To be sure, Babbitt’s astoundingly capacious intellect and meandering prose style contributed to misunderstandings about his ideas. Babbitt’s learnedness was legendary even in the halls of Harvard. In March of 1931, for example, Time magazine reported on a gambling pool established by students in Babbitt’s Comparative Literature 11 course, according to which participants would place wagers based on the (large) number of authors to whom Babbitt would refer in a lecture. One day, Time noted, Babbitt “set a record: 73 quotations, from writers so various as St. Paul, Confucius, Dante, [and] Walter Lippmann.” A lifelong critic of triflingly minute research, Babbitt refused to reduce his writings to the diktats of professionalized scholarship. Especially for the narrowly trained academics of his (and our) era, Babbitt’s broad learning could leave critics feeling out of their depth.

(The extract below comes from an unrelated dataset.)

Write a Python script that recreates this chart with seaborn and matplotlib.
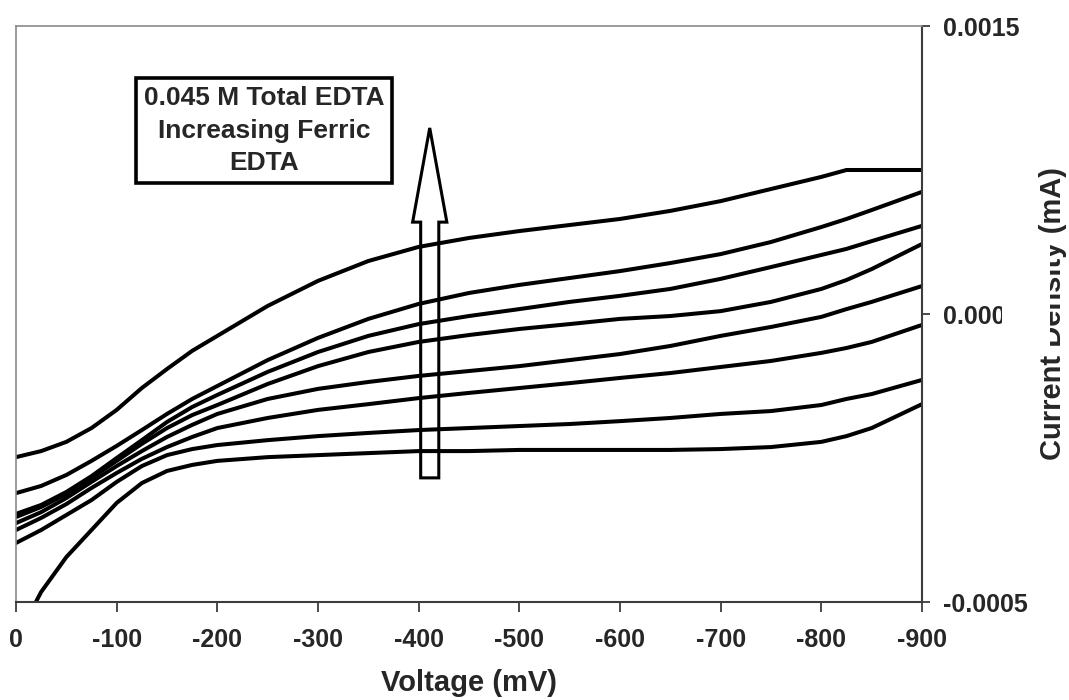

Despite his impressive intellectual gifts, Babbitt—who, according to many of his friends and former students, was naturally more of a talker than a writer—had difficulty envisioning readers who hadn’t accrued his vast knowledge. Accordingly, his books do not proceed in a typical systematic fashion, scaffolding arguments in logical sequences to maximize their intelligibility. Instead, readers must muddle through Babbitt’s sprawling works to cobble together the basics of his arguments. Despite excelling at providing punchy, often humorous, phrases and quotable quips, Babbitt is a demanding author.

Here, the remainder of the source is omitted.